Intervention de Harlem Désir

Réunion du 15 juillet 2015 à 14h30
Entraide judiciaire avec le maroc — Adoption définitive en procédure accélérée d'un projet de loi dans le texte de la commission

Harlem Désir :

Monsieur le président, mesdames, messieurs les sénateurs, je veux vous remercier pour ce débat. Les orateurs ont placé ces échanges au niveau requis en évoquant l’intensité et la qualité des relations exceptionnelles entre la France et le Maroc, un pays ami, un pays allié, un pays avec lequel nous entretenons des liens de fraternité.

Au cours de cette discussion générale, vous avez soulevé des questions importantes et légitimes.

Des questions importantes, car le Maroc est un pôle de stabilité dans un monde arabe déchiré par les conflits, un pays qui a fait des choix courageux pour se moderniser et qu’il est essentiel d’encourager dans cette voie. C’est aussi un partenaire de premier plan pour la France non seulement dans la lutte contre le terrorisme et les dérives radicales, mais aussi sur le plan économique et culturel.

Des questions légitimes, car l’accord qui nous occupe aujourd’hui traite de points fondamentaux pour notre démocratie tels que la séparation des pouvoirs, l’accès des citoyens à la justice, l’égalité de tous devant la loi ou encore la vocation universelle des droits de l’homme.

Nous devons donc traiter ces sujets avec la gravité qui convient et prendre le temps d’aller au fond des choses. C’est pourquoi je reprends la parole pour vous apporter les éclaircissements nécessaires, notamment à la suite de vos remarques sur une possible imprécision rédactionnelle de l’accord, à laquelle je ne souscris pas.

Tout d’abord, sur les aspects juridiques de l’accord et la nature des informations transmises, les autorités se transmettront les informations que l’autorité judiciaire aura portées à leur connaissance à cette fin. C’est donc bien à l’autorité judiciaire, dont notre Constitution garantit l’indépendance et la vocation de gardienne des libertés individuelles, qu’il reviendra d’apprécier le contenu exact des informations transmises.
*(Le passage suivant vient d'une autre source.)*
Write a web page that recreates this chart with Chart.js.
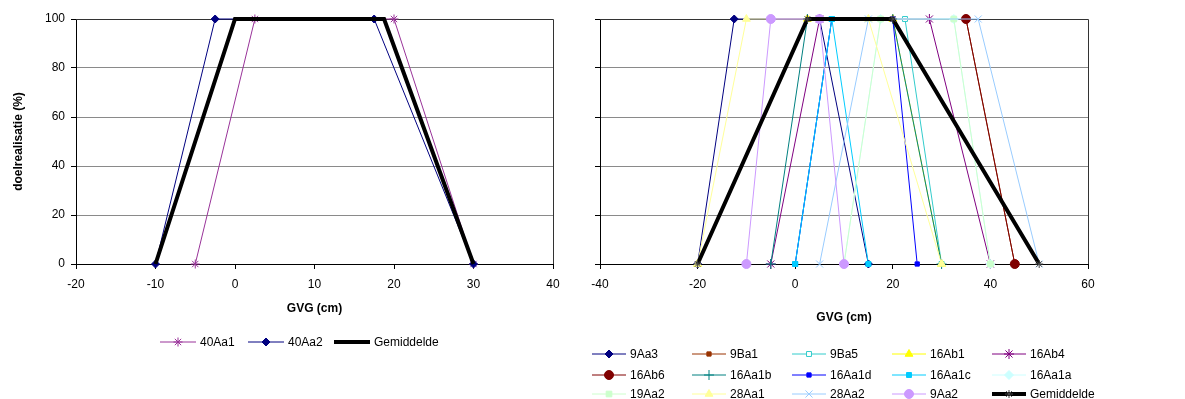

Ensuite, comme je l’ai indiqué dans mon intervention liminaire, le texte s’appliquera bien aux binationaux. Le juge français, au vu des observations ou informations éventuellement reçues du juge marocain, déterminera les suites de la procédure. Sa décision sera guidée par le souci d’assurer la meilleure administration de la justice, ce qui comprend, dans notre conception, la place de la victime dans la procédure.

En ce qui concerne l’indépendance des juges, le texte est strictement conforme aux principes de séparation des pouvoirs et d’indépendance de l’autorité judiciaire consacrés par la Constitution. L’autorité judiciaire conservera donc, en toute hypothèse, le dernier mot sur les suites à donner.

Le texte est également conforme à nos engagements internationaux, notamment ceux qui créent une compétence quasi universelle des autorités françaises. Il ne crée aucun mécanisme de dessaisissement – j’insiste sur ce point –, et l’article 23 bis rappelle que le dispositif de coopération et d’échange s’inscrit dans le cadre des engagements internationaux de la France et du Maroc – Jean-Claude Requier est lui-même revenu sur ce point.

Ce texte respecte par ailleurs pleinement le droit des victimes d’avoir accès à un tribunal en France. La jurisprudence du Conseil constitutionnel est constante : le principe d’égalité ne s’oppose ni à ce que le législateur règle de façon différente des situations différentes ni à ce qu’il déroge à l’égalité pour des raisons d’intérêt général, pourvu que, dans l’un et l’autre cas, la différence de traitement qui en résulte soit en rapport avec l’objet de la loi qui l’établit.

Sur le respect du secret de l’enquête, ce protocole ne porte pas atteinte aux exigences de notre droit interne telles que l’indépendance de l’autorité judiciaire ou le secret de l’enquête et de l’instruction. Il permet au contraire d’assurer une meilleure administration de la justice et la conduite efficace et diligente des procédures, au regard notamment du principe de territorialité des poursuites.

Enfin, sur la question plus générale de la démocratie et des droits de l’homme au Maroc, soulevée notamment par Bariza Khiari, de façon positive, mais aussi par Mme Prunaud ou par M. Doligé, je rappelle que le Maroc est engagé depuis quinze ans dans un processus important de modernisation politique et sociale. La réforme constitutionnelle de 2011, approuvée par référendum, a marqué une accélération de ce processus en clarifiant les relations entre les pouvoirs et en renforçant les rôles du chef du gouvernement et du Parlement. Le Maroc est un pays qui connaît des alternances démocratiques, un pluralisme politique et une liberté d’expression des citoyens et de la presse reconnus et remarquables.